Head lice affect an estimated 6 million to 12 million U.S. children a year. They only like human hair, Horowitz says, who adds they don't fly or jump, they crawl, so you need to have head-to-head, hair-to-hair contact (one reason more moms than dads end up catching lice from their kids). "It wraps its legs around the hair, then takes a little bite, and that's what's itchy, and lays an egg," says Horowitz. "If you miss one egg, the whole thing starts all over again."

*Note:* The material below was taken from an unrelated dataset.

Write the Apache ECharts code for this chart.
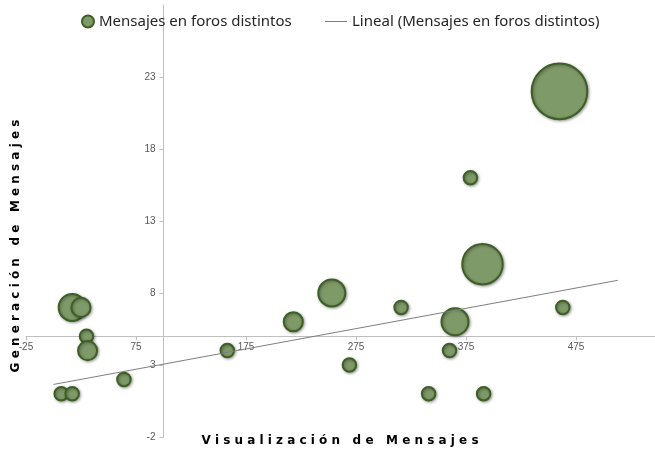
<!DOCTYPE html>
<html>
<head>
<meta charset="utf-8">
<script src="https://cdn.jsdelivr.net/npm/echarts@6/dist/echarts.min.js"></script>
<style>
  html, body { margin: 0; padding: 0; background: #fff; }
  #main { width: 655px; height: 453px; }
</style>
</head>
<body>
<div id="main"></div>
<script>
// valores
var xValues = [7, 17, 17, 25, 30, 31, 64, 158, 218, 253, 269, 316, 341, 360, 365, 379, 390, 391, 460, 463];
var yValues = [1, 1, 7, 7, 5, 4, 2, 4, 6, 8, 3, 7, 1, 4, 6, 16, 10, 1, 22, 7];
var bubbleSizes = [1, 1, 4, 2, 1, 2, 1, 1, 2, 4, 1, 1, 1, 1, 4, 1, 9, 1, 17, 1];

// linea de tendencia (extremos leidos)
var trendX = [0, 513];
var trendY = [1.65, 8.88];

var seriesName = 'Mensajes en foros distintos';
var trendName = 'Lineal (Mensajes en foros distintos)';
var xTitle = 'V i s u a l i z a c i ó n   d e   M e n s a j e s';
var yTitle = 'G e n e r a c i ó n   d e   M e n s a j e s';

var W = 655, H = 453;
var gridLeft = 26, gridTop = 5, gridBottom = 16, gridRight = -31;

var bubbleData = [];
for (var i = 0; i < xValues.length; i++) {
  bubbleData.push([xValues[i], yValues[i], bubbleSizes[i]]);
}
var trendData = [];
for (var j = 0; j < trendX.length; j++) {
  trendData.push([trendX[j], trendY[j]]);
}

var chart = echarts.init(document.getElementById('main'), null, { renderer: 'canvas' });

var axisColor = '#bfbfbf';
var labelStyle = { color: '#595959', fontSize: 10, fontFamily: 'Liberation Sans' };
var legendText = { color: '#262626', fontSize: 15, fontFamily: 'Noto Sans' };

var option = {
  animation: false,
  backgroundColor: '#ffffff',
  grid: {
    left: gridLeft, right: gridRight, top: gridTop, bottom: gridBottom,
    containLabel: false, outerBoundsMode: 'none'
  },
  legend: [{
    left: 76, top: 9,
    data: [{ name: seriesName, icon: 'circle' }],
    itemWidth: 12, itemHeight: 12,
    textStyle: legendText
  }, {
    left: 320, top: 9,
    data: [{ name: trendName, icon: 'rect' }],
    itemWidth: 22, itemHeight: 1,
    itemStyle: { color: '#7f7f7f', borderWidth: 0 },
    textStyle: legendText
  }],
  xAxis: {
    type: 'value',
    min: -25, max: 575, interval: 100,
    position: 'bottom',
    axisLine: { onZero: false, lineStyle: { color: axisColor, width: 1 } },
    axisTick: { show: true, length: 4, lineStyle: { color: axisColor } },
    axisLabel: Object.assign({ margin: 6, showMaxLabel: false }, labelStyle),
    splitLine: { show: false }
  },
  yAxis: {
    type: 'value',
    min: -2, max: 28, interval: 5,
    position: 'left',
    axisLine: { show: true, onZero: false, lineStyle: { color: axisColor, width: 1 } },
    axisTick: { show: true, length: 4, lineStyle: { color: axisColor } },
    axisLabel: Object.assign({ margin: 8, showMaxLabel: false }, labelStyle),
    splitLine: { show: false }
  },
  series: [{
    name: seriesName,
    type: 'scatter',
    data: bubbleData,
    symbolSize: function (d) { return 13.5 * Math.sqrt(d[2]); },
    itemStyle: {
      color: '#7f9a69',
      borderColor: '#3d5e25',
      borderWidth: 2,
      opacity: 1,
      shadowBlur: 3,
      shadowOffsetX: 1,
      shadowOffsetY: 1,
      shadowColor: 'rgba(0,0,0,0.35)'
    },
    z: 2
  }, {
    name: trendName,
    type: 'line',
    data: trendData,
    symbol: 'none',
    lineStyle: { color: '#7f7f7f', width: 1 },
    itemStyle: { color: '#7f7f7f' },
    z: 3
  }],
  graphic: [{
    type: 'text',
    x: 340, y: 441,
    style: {
      text: xTitle, align: 'center', verticalAlign: 'middle',
      fill: '#000', font: 'bold 12px "DejaVu Sans"'
    }
  }, {
    type: 'text',
    x: 16, y: 246, rotation: Math.PI / 2,
    style: {
      text: yTitle, align: 'center', verticalAlign: 'middle',
      fill: '#000', font: 'bold 12px "DejaVu Sans"'
    }
  }]
};

chart.setOption(option);

// los ejes se cruzan en x=100, y=5 como en Excel
var cross = chart.convertToPixel({ gridIndex: 0 }, [100, 5]);
chart.setOption({
  xAxis: { offset: -((H - gridBottom) - cross[1]) },
  yAxis: { offset: -(cross[0] - gridLeft) }
});
</script>
</body>
</html>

Horowitz spent months in 1996 trying to rid Eve of lice, combing through her hair, searching for eggs. She ended up going to the library (yes, that's what you did 22 years ago) to research natural ways to kill lice. Eventually, Horowitz found a woman in Germany who sold a special comb. The comb arrived with a small white packet. "I said, 'What is this?'" she remembers. It was baking soda.

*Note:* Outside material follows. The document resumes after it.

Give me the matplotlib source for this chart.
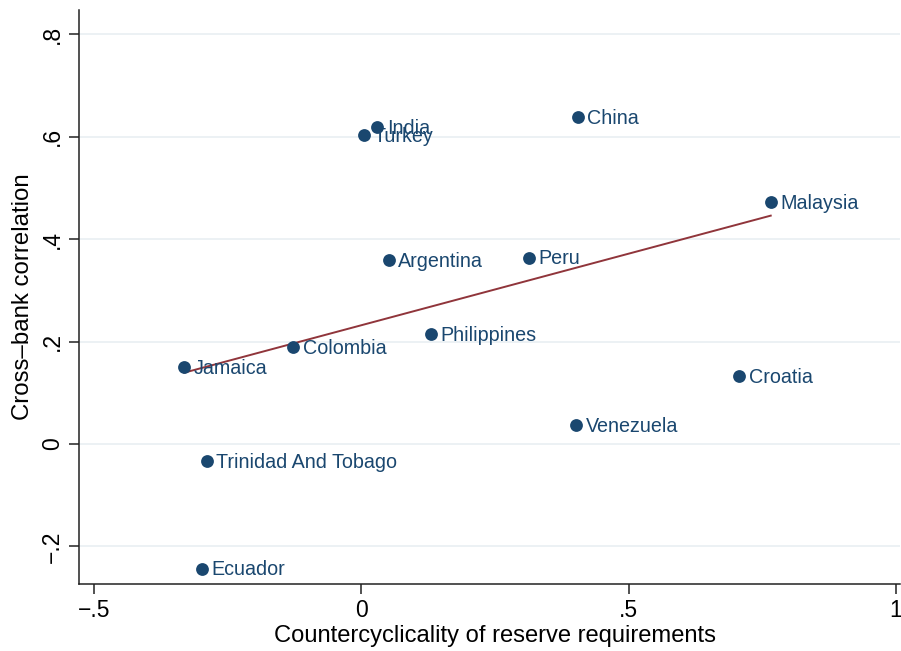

Soon Horowitz concocted a conditioner with baking soda, and that, combined with the right comb, solved Eve's lice problem. "There's such a big stigma to lice, but my friends eventually figured it out," she remembers, laughing. "Every time they came to my house, they saw me bent over my daughter, and then they ran out and slammed the door."
However, with a solution in hand, she started offering to help others, and suddenly some of them started to pay her. "I kept saying, 'Why isn't there a business to take care of this? There's a business for everything else.' Finally, by the end of the summer, I realized, 'Oh, girl, you're it.'"
That's how Horowitz became a professional nitpicker.
First year revenues in 1997 were $25,000, and she reaped a profit of $4,000. "I ran out and bought myself a ring," she laughs. "It just enforced to me, you know what? I have to be able to hold my head up, I want to make money. This has nothing to do with lice, this is about business."
Horowitz originally called her business Lice Advice, but in 2004 she bought out a competitor and kept its name — Licenders. Last year revenues hit $1.7 million. She estimates that over the years she's put about $1 million into the company. Treatments cost between $125 and $215, with the more expensive treatment including an FDA-approved machine called an AirAlle which dehydrates and kills lice eggs. "Did you know that nits are actually 80 percent water?" Horowitz asks. No, I did not.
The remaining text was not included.